I think this should fix issues like seen in https://jenkins-fedora-coreos-pipeline.apps.ocp.fedoraproject.org/blue/organizations/jenkins/release/detail/release/465/pipeline
Before this change:
job starts:
- takes build lock
job 2 starts:
- wait on build lock
job approaches end:
- start release job
release job starts:
- takes release lock (waits on multi-arch builds)
job ends
- release build lock
job 2 starts:
- takes build lock
release job still waiting on multi-arch builds:
Now:
job starts:
- takes build lock
- takes release lock
job 2 starts:
- wait on build lock
job approaches end:
- start release job
release job starts:
- wait on release lock
job ends
- release build lock
- release release lock
release job continues:
- takes release lock
job 2 continues and then waits again:
- takes build lock
- wait on release lock
release job finishes:
- release release lock
job 2 continues:
- take release lock
Hmm, I think the problem here is that cosa push-container doesn't support taking the build ID and always tries to use the latest build. Independently of what we do here, we definitely should fix that.

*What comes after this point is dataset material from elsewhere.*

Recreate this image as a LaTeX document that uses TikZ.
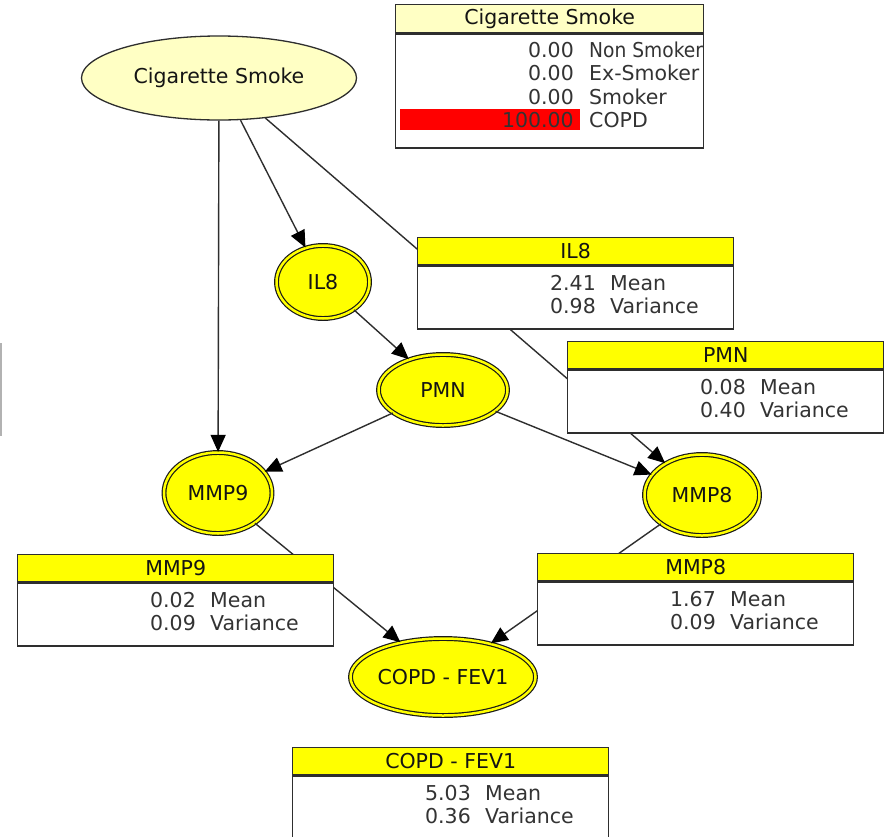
\documentclass[tikz,border=0pt]{standalone}
\usepackage{fontspec}
\setmainfont{DejaVu Sans}
\usetikzlibrary{shapes.geometric,arrows.meta}
\definecolor{edgec}{HTML}{2E2E2E}
\definecolor{paleY}{HTML}{FFFFC4}
\definecolor{yel}{HTML}{FFFF00}
\definecolor{txt}{HTML}{141414}
\definecolor{numc}{HTML}{333333}
\definecolor{barred}{HTML}{FF0000}
\newcommand{\statbox}[6]{%
  \node[hdrbox, fill=yel, anchor=north west] (#1h) at (#2,#3) {#4};
  \node[bodybox, anchor=north west] (#1b) at (#1h.south west) {};
  \node[numtxt] (#1mn) at ([shift={(179,53)}]#1h.north west) {#5};
  \node[labtxt] (#1ml) at ([shift={(193,53)}]#1h.north west) {Mean};
  \node[numtxt] (#1vn) at ([shift={(179,76)}]#1h.north west) {#6};
  \node[labtxt] (#1vl) at ([shift={(193,76)}]#1h.north west) {Variance};
}
\begin{document}
\begin{tikzpicture}[x=1pt,y=-1pt,
  every node/.style={font=\fontsize{20.5}{24}\selectfont, text=txt},
  csnode/.style={ellipse, draw=edgec, line width=1.3pt, fill=paleY,
    minimum width=275pt, minimum height=84pt, inner sep=0pt},
  varnode/.style={ellipse, draw=black!90, line width=1.2pt, double=yel,
    double distance=2.5pt, fill=yel, inner sep=0pt},
  arr/.style={draw=edgec, line width=1.4pt,
    -{Triangle[length=17pt,width=15pt,color=black]}},
  hdrbox/.style={rectangle, draw=edgec, line width=1.4pt, minimum width=316pt,
    minimum height=27pt, inner sep=0pt},
  bodybox/.style={rectangle, draw=edgec, line width=1.4pt, fill=white,
    minimum width=316pt, minimum height=63pt, inner sep=0pt},
  numtxt/.style={anchor=base east, inner sep=0pt, text=numc},
  labtxt/.style={anchor=base west, inner sep=0pt, text=numc}]
\clip (0,0) rectangle (886,836);
\fill[white] (0,0) rectangle (886,836);
% left edge artifact
\fill[black!30] (0,343) rectangle (1.5,436);

% variable nodes
\node[csnode] (cs) at (219,78) {Cigarette Smoke};
\node[varnode, minimum width=93pt, minimum height=73pt] (il8) at (323,282) {IL8};
\node[varnode, minimum width=129pt, minimum height=71pt] (pmn) at (443,390) {PMN};
\node[varnode, minimum width=108pt, minimum height=81pt] (mmp9) at (218,493) {MMP9};
\node[varnode, minimum width=115pt, minimum height=81pt] (mmp8) at (702,495) {MMP8};
\node[varnode, minimum width=185pt, minimum height=77pt] (copd) at (443,677) {COPD - FEV1};

% edges
\draw[arr] (cs) -- (mmp9);
\draw[arr] (cs) -- (il8);
\draw[arr] (cs) -- (mmp8);
\draw[arr] (il8) -- (pmn);
\draw[arr] (pmn) -- (mmp9);
\draw[arr] (pmn) -- (mmp8);
\draw[arr] (mmp9) -- (copd);
\draw[arr] (mmp8) -- (copd);

% Cigarette Smoke table
\node[hdrbox, fill=paleY, minimum width=308pt, minimum height=28pt, anchor=north west] (csh) at (395,4) {Cigarette Smoke};
\node[bodybox, minimum width=308pt, minimum height=114pt, anchor=north west] (csb) at (csh.south west) {};
\begin{scope}
\clip (395,32) rectangle (702,146);
\fill[barred] (400,109) rectangle (580,130);
\node[numtxt] (csn1) at (574,57) {0.00};
\node[labtxt] (csl1) at (589,57) {\scalebox{0.91}[1]{Non Smoker}};
\node[numtxt] (csn2) at (574,80.5) {0.00};
\node[labtxt] (csl2) at (589,80.5) {Ex-Smoker};
\node[numtxt] (csn3) at (574,104) {0.00};
\node[labtxt] (csl3) at (589,104) {Smoker};
\node[numtxt] (csn4) at (574,127.5) {100.00};
\node[labtxt] (csl4) at (589,127.5) {COPD};
\end{scope}

% statistic boxes
\statbox{il8s}{417}{237}{IL8}{2.41}{0.98}
\statbox{pmns}{567}{341}{PMN}{0.08}{0.40}
\statbox{mmp9s}{17}{554}{MMP9}{0.02}{0.09}
\statbox{mmp8s}{537}{553}{MMP8}{1.67}{0.09}
\statbox{copds}{292}{747}{COPD - FEV1}{5.03}{0.36}
\end{tikzpicture}
\end{document}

I think this PR could still make sense, but it needs more thought. I think our release bits should be completely impervious to the build being released not being the latest, so we shouldn't need this at a technical level. But I can imagine wanting it as a semantic anyway for non-production streams to regulate how quickly we build and release changes.
Hmm, I think the problem here is that
cosa push-containerdoesn't support taking the build ID and always tries to use the latest build. Independently of what we do here, we definitely should fix that.

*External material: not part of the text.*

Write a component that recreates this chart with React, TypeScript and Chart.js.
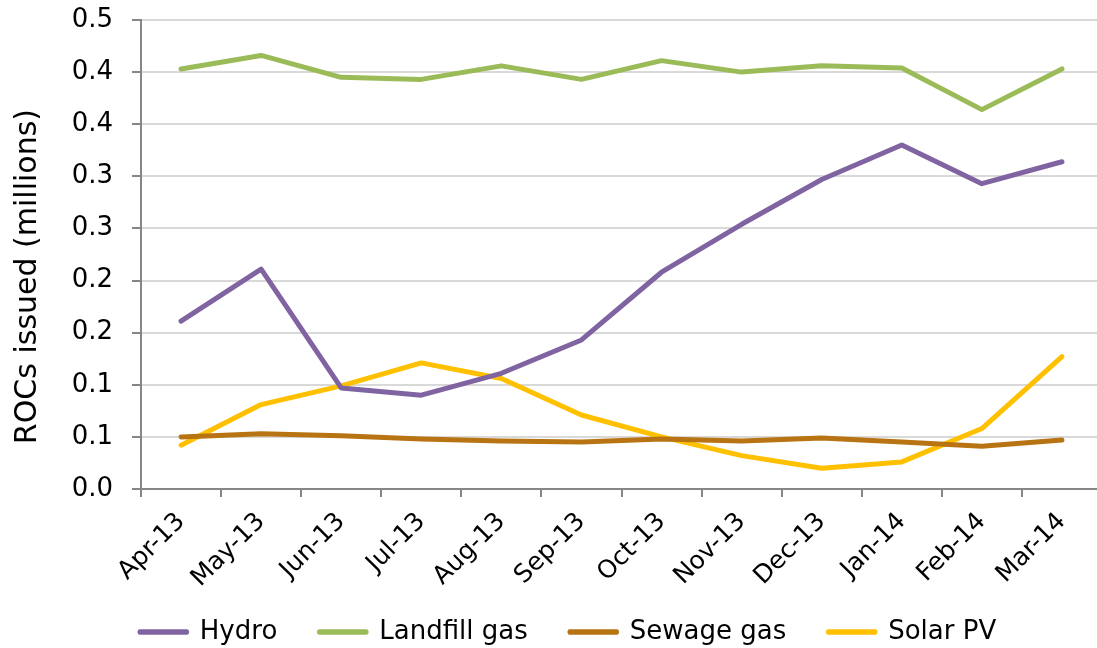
import React, { useEffect, useRef } from "react";
import { Chart, registerables } from "chart.js";

Chart.register(...registerables);

const months = ["Apr-13", "May-13", "Jun-13", "Jul-13", "Aug-13", "Sep-13", "Oct-13", "Nov-13", "Dec-13", "Jan-14", "Feb-14", "Mar-14"];
const hydro = [0.161, 0.211, 0.097, 0.090, 0.111, 0.143, 0.208, 0.254, 0.297, 0.330, 0.293, 0.314];
const landfillGas = [0.403, 0.416, 0.395, 0.393, 0.406, 0.393, 0.411, 0.400, 0.406, 0.404, 0.364, 0.403];
const sewageGas = [0.050, 0.053, 0.051, 0.048, 0.046, 0.045, 0.048, 0.046, 0.049, 0.045, 0.041, 0.047];
const solarPV = [0.042, 0.081, 0.099, 0.121, 0.106, 0.071, 0.050, 0.032, 0.020, 0.026, 0.058, 0.127];
const yTickLabels = ["0.0", "0.1", "0.1", "0.2", "0.2", "0.3", "0.3", "0.4", "0.4", "0.5"];
const yTitle = "ROCs issued (millions)";

const FONT = "'DejaVu Sans', Verdana, sans-serif";
const CANVAS_W = 1110;
const CANVAS_H = 677;

const legendShift = {
  id: "legendShift",
  afterLayout(chart: any) {
    const l = chart.legend;
    if (!l) return;
    l.left += 12;
    l.right += 12;
    l.top -= 22;
    l.bottom -= 22;
  },
};

export default function App() {
  const ref = useRef<HTMLCanvasElement | null>(null);
  useEffect(() => {
    document.body.style.overflow = "hidden";
    const ctx = ref.current!;
    const mk = (label: string, data: number[], color: string) => ({
      label,
      data,
      borderColor: color,
      backgroundColor: color,
      borderWidth: 5,
      pointRadius: 0,
      pointHoverRadius: 0,
      tension: 0,
      borderCapStyle: "round" as const,
      borderJoinStyle: "round" as const,
    });
    const chart = new Chart(ctx, {
      type: "line",
      data: {
        labels: months,
        datasets: [
          mk("Hydro", hydro, "#8064A2"),
          mk("Landfill gas", landfillGas, "#9BBB59"),
          mk("Sewage gas", sewageGas, "#B87412"),
          mk("Solar PV", solarPV, "#FFC000"),
        ],
      },
      options: {
        animation: false,
        responsive: false,
        layout: { padding: { left: 10, right: 8, top: 20, bottom: 0 } },
        plugins: {
          tooltip: { enabled: false },
          legend: {
            position: "bottom",
            labels: {
              boxWidth: 47,
              boxHeight: 1,
              padding: 42,
              color: "#000",
              font: { family: FONT, size: 26 },
              generateLabels: (c: any) =>
                Chart.defaults.plugins.legend.labels.generateLabels(c).map((it: any) => ({
                  ...it,
                  lineWidth: 4.5,
                  fillStyle: it.strokeStyle,
                  lineJoin: "round",
                  lineCap: "round",
                })),
            },
          },
        },
        scales: {
          x: {
            type: "category",
            offset: true,
            afterFit: (s: any) => {
              s.height = 110;
            },
            grid: {
              offset: true,
              drawOnChartArea: false,
              drawTicks: true,
              tickLength: 8,
              tickColor: "#868686",
              lineWidth: 2,
            },
            border: { color: "#868686", width: 2 },
            ticks: {
              autoSkip: false,
              minRotation: 45,
              maxRotation: 45,
              padding: 10,
              color: "#000",
              font: { family: FONT, size: 25 },
            },
          },
          y: {
            min: 0,
            max: 0.45,
            afterFit: (s: any) => {
              s.width = 131;
              s.paddingTop = 0;
              s.paddingBottom = 0;
            },
            ticks: {
              stepSize: 0.05,
              padding: 19,
              color: "#000",
              font: { family: FONT, size: 26 },
              callback: (_v: any, i: number) => yTickLabels[i],
            },
            grid: {
              color: "#D9D9D9",
              lineWidth: 2,
              tickColor: "#868686",
              tickLength: 9,
              drawTicks: true,
            },
            border: { color: "#868686", width: 2 },
            title: {
              display: true,
              text: yTitle + "\u00a0\u00a0\u00a0\u00a0\u2009",
              color: "#000",
              font: { family: FONT, size: 30 },
              padding: { top: 0, bottom: 0 },
            },
          },
        },
      },
      plugins: [legendShift],
    });
    return () => chart.destroy();
  }, []);
  return (
    <div style={{ position: "absolute", left: 0, top: 0, width: 1097, height: 648, overflow: "hidden", background: "#fff" }}>
      <canvas ref={ref} width={CANVAS_W} height={CANVAS_H} style={{ display: "block" }} />
    </div>
  );
}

Right. I'm planning to fix that because I'm going to re-work that entire file soon.
I think this PR could still make sense, but it needs more thought. I think our release bits should be completely impervious to the build being released not being the latest, so we shouldn't need this at a technical level. But I can imagine wanting it as a semantic anyway for non-production streams to regulate how quickly we build and release changes.
Yes, I was worried less about the push-container specific part, and more about: "what does it mean to run a release out of order like this. I guess it can't happen that a later release runs before a previous release because of existing locking, which was what I was partially worried about.
So.. Do you want to just go with the surgical fix for push-container for now (I'll fix soon) and leave this for if we find other issues later? I'm cool with that.